12. The method of operating an exoskeleton system of claim 10 , wherein determining the maneuver state includes identifying a walking or running maneuver based at least in part on the set of sensor data, and
wherein, in response to identifying the walking or running maneuver, generating the one or more reference targets for the one or more actuator units including generating one or more reference targets that cause the one or more actuator units to work to maintain zero torque at the actuator as long as the walking or running maneuver is identified as being present.
13. The method of operating an exoskeleton system of claim 10 , wherein determining the maneuver state includes identifying a walking or running maneuver based at least in part on the set of sensor data; and
further comprising, in response to identifying the walking or running maneuver, identifying a plurality of phases of a walking gait of the user including a stance phase and a swing phase.
14. The method of operating an exoskeleton system of claim 10 , further comprising determining a slope value associated with terrain that the exoskeleton system is on, the determining based at least in part on the set of sensor data, and
wherein generating the one or more reference targets for the one or more actuator units is further based at least in part on the determined slope value.
15. The method of operating an exoskeleton system of claim 10 , wherein determining the maneuver state includes:
identifying a first maneuver based at least in part on the set of sensor data,
generating, in response to identifying the first maneuver, a first set of one or more reference targets for the one or more actuator units to provide a first level of maneuver support to the user;
determining that the first maneuver has lasted at least a threshold duration; and
generating, in response determining that the first maneuver has lasted at least the threshold duration, generating a second set of one or more reference targets for the one or more actuator units to provide a second level of maneuver support to the user, which is greater, or less than the first level of maneuver support.
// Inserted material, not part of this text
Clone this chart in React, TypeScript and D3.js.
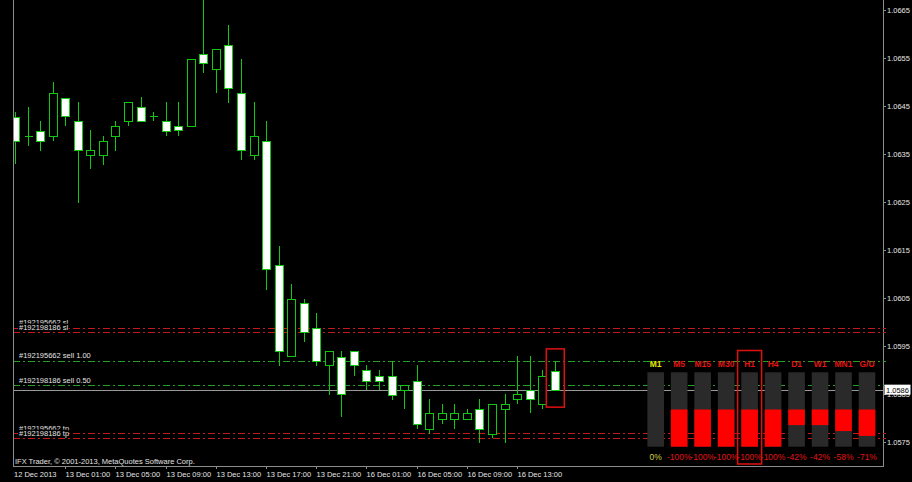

16. The method of operating an exoskeleton system of claim 10 , wherein determining the maneuver state includes identifying a jump maneuver based at least in part on the set of sensor data, and
further including:
identifying a flight phase of the jump maneuver, and
identifying a landing phase of the jump maneuver.
17. The method of operating an exoskeleton system of claim 10 , wherein determining the maneuver state includes identifying a fall or stumble event based at least in part on the set of sensor data, and
wherein, in response to identifying the fall or stumble event, generating the one or more reference targets for the one or more actuator units includes generating one or more reference targets that configure the one or more actuator units to work to maintain zero torque on the one or more actuator units for a duration of the fall or stumble event.
18. The method of operating an exoskeleton system of claim 10 , further comprising receiving an indication of differential needs of the user at the locations of one or more actuator units being worn by the user, and
wherein generating the one or more reference targets for the one or more actuator units includes scaling reference targets for at least one of a first and second actuator unit based at least in part on the indicated differential needs at the locations of the first and second actuator units being worn by the user.